*** GIVEN INFORMATION ***

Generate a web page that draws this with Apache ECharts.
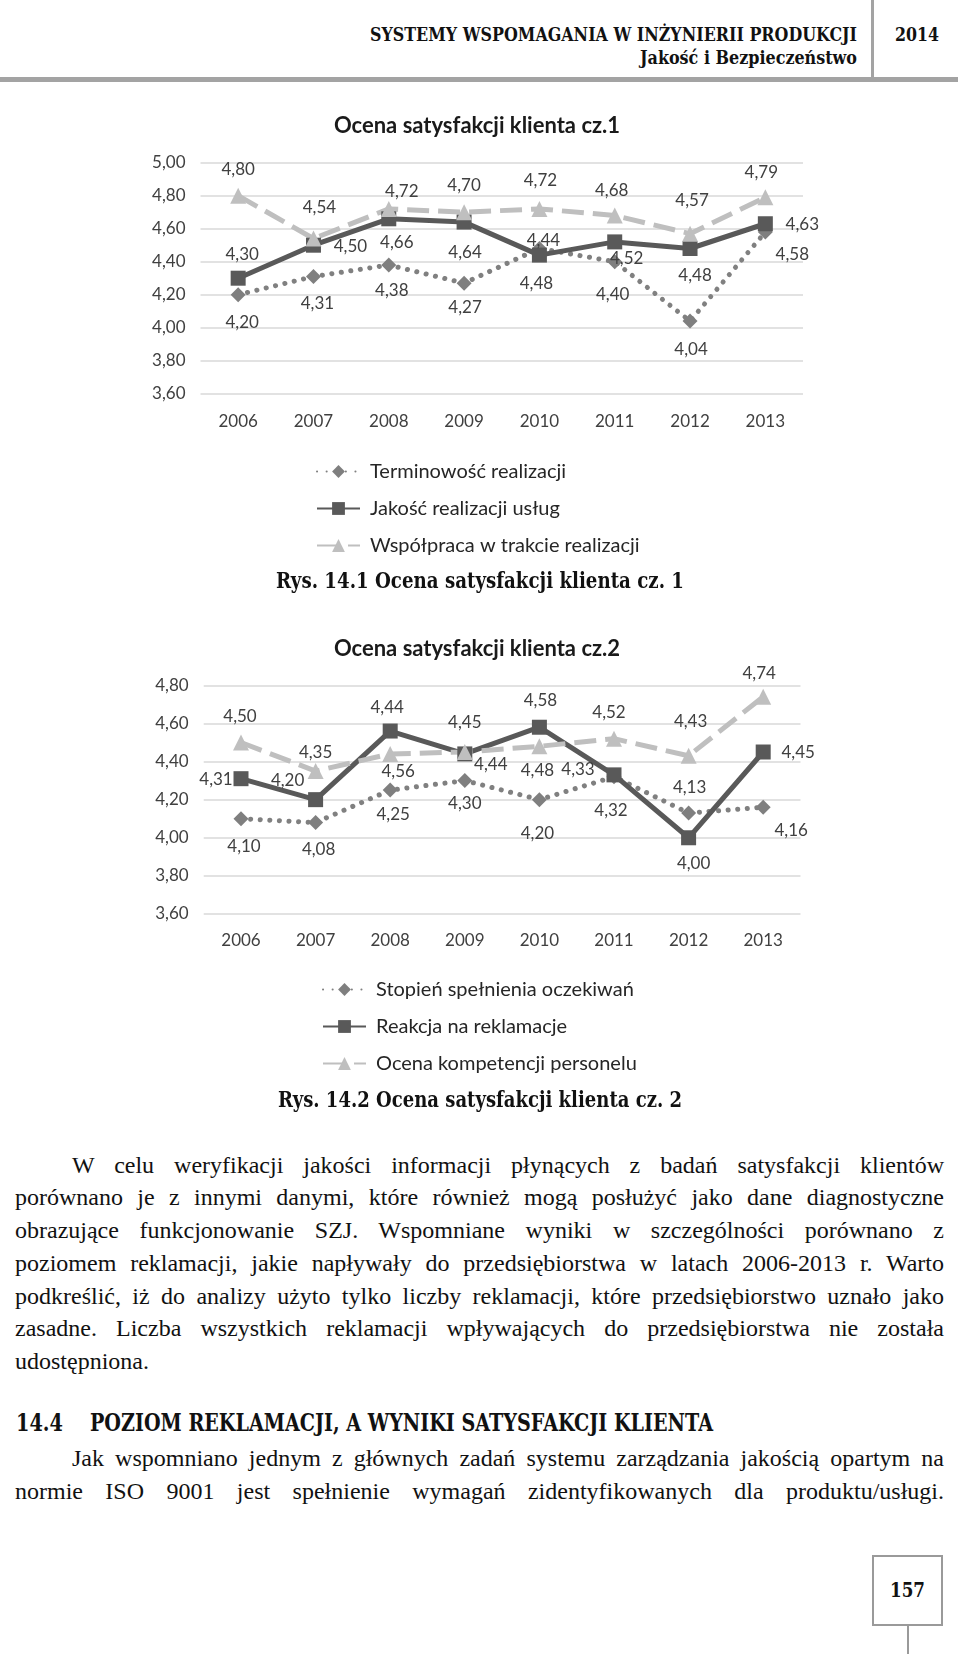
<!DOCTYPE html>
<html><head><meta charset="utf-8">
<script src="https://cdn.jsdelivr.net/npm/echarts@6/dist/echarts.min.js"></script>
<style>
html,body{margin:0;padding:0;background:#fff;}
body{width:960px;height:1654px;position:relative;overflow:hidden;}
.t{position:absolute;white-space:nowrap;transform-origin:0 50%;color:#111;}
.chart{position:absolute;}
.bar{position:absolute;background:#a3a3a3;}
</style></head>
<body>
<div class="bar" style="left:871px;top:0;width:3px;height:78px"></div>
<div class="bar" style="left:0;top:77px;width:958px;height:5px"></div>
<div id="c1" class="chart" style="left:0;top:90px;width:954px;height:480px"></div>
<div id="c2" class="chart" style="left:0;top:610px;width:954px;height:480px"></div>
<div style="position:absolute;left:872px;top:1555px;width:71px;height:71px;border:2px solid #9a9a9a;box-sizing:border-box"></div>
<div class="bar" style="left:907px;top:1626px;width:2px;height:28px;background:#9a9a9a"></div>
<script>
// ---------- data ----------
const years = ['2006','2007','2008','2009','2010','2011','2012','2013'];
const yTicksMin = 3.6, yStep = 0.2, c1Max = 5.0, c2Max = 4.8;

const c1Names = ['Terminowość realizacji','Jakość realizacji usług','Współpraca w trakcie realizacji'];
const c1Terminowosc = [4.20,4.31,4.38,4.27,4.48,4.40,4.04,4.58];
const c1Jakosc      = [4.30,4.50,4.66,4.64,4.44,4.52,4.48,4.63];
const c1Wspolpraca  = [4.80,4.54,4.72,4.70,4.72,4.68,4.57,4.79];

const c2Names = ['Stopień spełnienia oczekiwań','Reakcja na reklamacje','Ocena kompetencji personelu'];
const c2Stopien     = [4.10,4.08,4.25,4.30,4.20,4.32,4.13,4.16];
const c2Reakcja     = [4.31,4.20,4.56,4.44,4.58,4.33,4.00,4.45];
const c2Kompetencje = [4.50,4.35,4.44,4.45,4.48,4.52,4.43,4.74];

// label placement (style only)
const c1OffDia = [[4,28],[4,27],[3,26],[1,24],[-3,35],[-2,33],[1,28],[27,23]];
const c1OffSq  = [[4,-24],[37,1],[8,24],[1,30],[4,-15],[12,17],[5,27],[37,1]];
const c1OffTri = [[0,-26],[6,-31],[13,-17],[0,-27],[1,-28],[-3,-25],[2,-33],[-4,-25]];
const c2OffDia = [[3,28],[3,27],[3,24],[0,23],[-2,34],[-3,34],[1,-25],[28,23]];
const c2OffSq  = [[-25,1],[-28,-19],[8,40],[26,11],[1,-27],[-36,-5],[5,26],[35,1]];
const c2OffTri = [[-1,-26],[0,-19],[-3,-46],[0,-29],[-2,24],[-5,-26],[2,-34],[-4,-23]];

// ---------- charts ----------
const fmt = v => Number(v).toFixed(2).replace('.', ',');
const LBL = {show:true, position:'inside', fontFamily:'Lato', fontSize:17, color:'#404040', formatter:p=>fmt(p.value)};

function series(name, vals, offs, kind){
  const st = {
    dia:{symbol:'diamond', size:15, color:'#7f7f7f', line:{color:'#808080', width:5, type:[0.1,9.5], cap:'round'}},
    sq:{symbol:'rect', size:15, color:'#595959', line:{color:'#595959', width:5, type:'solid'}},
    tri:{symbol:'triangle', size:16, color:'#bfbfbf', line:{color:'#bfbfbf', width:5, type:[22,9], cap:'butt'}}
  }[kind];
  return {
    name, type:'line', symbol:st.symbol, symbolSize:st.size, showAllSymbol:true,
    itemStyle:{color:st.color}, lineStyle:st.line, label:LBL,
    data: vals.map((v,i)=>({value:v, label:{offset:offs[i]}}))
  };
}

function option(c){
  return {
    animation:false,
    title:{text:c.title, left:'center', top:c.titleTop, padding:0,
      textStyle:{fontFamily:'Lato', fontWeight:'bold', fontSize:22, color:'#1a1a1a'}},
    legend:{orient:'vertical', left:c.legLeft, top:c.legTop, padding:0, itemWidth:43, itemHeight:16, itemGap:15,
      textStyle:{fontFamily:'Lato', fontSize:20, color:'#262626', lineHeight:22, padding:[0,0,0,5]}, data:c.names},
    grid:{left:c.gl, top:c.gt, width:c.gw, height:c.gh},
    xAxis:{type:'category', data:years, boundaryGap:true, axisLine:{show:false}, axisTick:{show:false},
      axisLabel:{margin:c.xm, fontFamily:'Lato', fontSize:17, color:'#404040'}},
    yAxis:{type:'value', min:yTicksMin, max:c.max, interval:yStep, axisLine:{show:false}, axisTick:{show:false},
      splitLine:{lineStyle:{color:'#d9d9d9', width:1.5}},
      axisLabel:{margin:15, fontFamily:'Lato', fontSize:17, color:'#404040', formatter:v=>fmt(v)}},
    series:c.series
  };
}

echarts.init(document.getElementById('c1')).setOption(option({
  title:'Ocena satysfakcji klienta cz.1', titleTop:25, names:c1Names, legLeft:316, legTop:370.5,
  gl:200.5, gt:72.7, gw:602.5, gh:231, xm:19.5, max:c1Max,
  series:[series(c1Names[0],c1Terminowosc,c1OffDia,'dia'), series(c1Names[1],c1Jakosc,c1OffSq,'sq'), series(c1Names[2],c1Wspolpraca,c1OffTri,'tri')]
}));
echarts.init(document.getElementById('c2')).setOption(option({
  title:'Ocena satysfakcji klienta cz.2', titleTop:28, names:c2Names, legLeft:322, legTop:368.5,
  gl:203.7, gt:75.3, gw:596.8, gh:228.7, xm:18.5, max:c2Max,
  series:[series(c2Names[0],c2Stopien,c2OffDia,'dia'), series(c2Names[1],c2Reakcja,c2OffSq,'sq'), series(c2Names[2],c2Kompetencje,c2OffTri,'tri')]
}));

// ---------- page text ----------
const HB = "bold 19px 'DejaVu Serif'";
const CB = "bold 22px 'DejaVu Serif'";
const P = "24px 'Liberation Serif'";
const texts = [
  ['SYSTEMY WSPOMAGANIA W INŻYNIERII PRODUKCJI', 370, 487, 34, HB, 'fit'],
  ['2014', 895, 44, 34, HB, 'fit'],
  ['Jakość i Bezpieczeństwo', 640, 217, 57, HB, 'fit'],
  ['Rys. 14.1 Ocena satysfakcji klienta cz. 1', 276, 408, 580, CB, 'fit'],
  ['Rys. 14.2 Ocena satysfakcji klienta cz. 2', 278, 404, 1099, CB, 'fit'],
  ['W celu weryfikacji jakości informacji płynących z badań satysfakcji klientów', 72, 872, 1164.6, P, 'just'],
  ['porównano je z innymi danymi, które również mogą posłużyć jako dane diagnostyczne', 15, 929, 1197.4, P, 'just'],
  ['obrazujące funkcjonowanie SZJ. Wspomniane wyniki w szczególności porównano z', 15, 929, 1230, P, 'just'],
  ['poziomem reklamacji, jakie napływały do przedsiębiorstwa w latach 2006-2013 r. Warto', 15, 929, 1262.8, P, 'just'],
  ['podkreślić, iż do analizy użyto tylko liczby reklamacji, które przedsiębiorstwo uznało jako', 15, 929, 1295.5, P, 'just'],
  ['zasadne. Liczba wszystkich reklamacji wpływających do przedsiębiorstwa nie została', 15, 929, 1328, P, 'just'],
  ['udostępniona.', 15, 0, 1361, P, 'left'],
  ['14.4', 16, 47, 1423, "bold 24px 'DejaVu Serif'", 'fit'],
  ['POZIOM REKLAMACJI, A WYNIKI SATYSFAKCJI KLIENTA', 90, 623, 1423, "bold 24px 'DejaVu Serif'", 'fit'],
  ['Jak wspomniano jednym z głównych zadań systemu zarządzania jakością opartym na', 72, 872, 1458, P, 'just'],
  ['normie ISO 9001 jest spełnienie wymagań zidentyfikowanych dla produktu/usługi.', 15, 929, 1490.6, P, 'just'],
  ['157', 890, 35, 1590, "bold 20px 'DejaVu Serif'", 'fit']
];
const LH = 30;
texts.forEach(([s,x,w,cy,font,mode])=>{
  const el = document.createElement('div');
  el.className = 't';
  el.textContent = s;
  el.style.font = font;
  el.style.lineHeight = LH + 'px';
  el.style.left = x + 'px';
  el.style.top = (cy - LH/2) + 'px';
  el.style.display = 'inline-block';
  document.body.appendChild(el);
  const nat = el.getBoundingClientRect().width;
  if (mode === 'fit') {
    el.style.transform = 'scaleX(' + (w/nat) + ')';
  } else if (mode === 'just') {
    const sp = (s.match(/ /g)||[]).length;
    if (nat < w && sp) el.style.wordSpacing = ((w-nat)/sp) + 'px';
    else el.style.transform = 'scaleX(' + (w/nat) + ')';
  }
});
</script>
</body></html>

***

### [DIRECTION]
Leave out the pictures and repeat exactly the lines from the start of the material through the line that contains "const c2Kompetencje = [4.50,4.35,4.44,4.45,4.48,4.52,4.43,4.74];", both included.

### [RESULT OF THE EXERCISE]
Generate a web page that draws this with Apache ECharts.
<!DOCTYPE html>
<html><head><meta charset="utf-8">
<script src="https://cdn.jsdelivr.net/npm/echarts@6/dist/echarts.min.js"></script>
<style>
html,body{margin:0;padding:0;background:#fff;}
body{width:960px;height:1654px;position:relative;overflow:hidden;}
.t{position:absolute;white-space:nowrap;transform-origin:0 50%;color:#111;}
.chart{position:absolute;}
.bar{position:absolute;background:#a3a3a3;}
</style></head>
<body>
<div class="bar" style="left:871px;top:0;width:3px;height:78px"></div>
<div class="bar" style="left:0;top:77px;width:958px;height:5px"></div>
<div id="c1" class="chart" style="left:0;top:90px;width:954px;height:480px"></div>
<div id="c2" class="chart" style="left:0;top:610px;width:954px;height:480px"></div>
<div style="position:absolute;left:872px;top:1555px;width:71px;height:71px;border:2px solid #9a9a9a;box-sizing:border-box"></div>
<div class="bar" style="left:907px;top:1626px;width:2px;height:28px;background:#9a9a9a"></div>
<script>
// ---------- data ----------
const years = ['2006','2007','2008','2009','2010','2011','2012','2013'];
const yTicksMin = 3.6, yStep = 0.2, c1Max = 5.0, c2Max = 4.8;

const c1Names = ['Terminowość realizacji','Jakość realizacji usług','Współpraca w trakcie realizacji'];
const c1Terminowosc = [4.20,4.31,4.38,4.27,4.48,4.40,4.04,4.58];
const c1Jakosc      = [4.30,4.50,4.66,4.64,4.44,4.52,4.48,4.63];
const c1Wspolpraca  = [4.80,4.54,4.72,4.70,4.72,4.68,4.57,4.79];

const c2Names = ['Stopień spełnienia oczekiwań','Reakcja na reklamacje','Ocena kompetencji personelu'];
const c2Stopien     = [4.10,4.08,4.25,4.30,4.20,4.32,4.13,4.16];
const c2Reakcja     = [4.31,4.20,4.56,4.44,4.58,4.33,4.00,4.45];
const c2Kompetencje = [4.50,4.35,4.44,4.45,4.48,4.52,4.43,4.74];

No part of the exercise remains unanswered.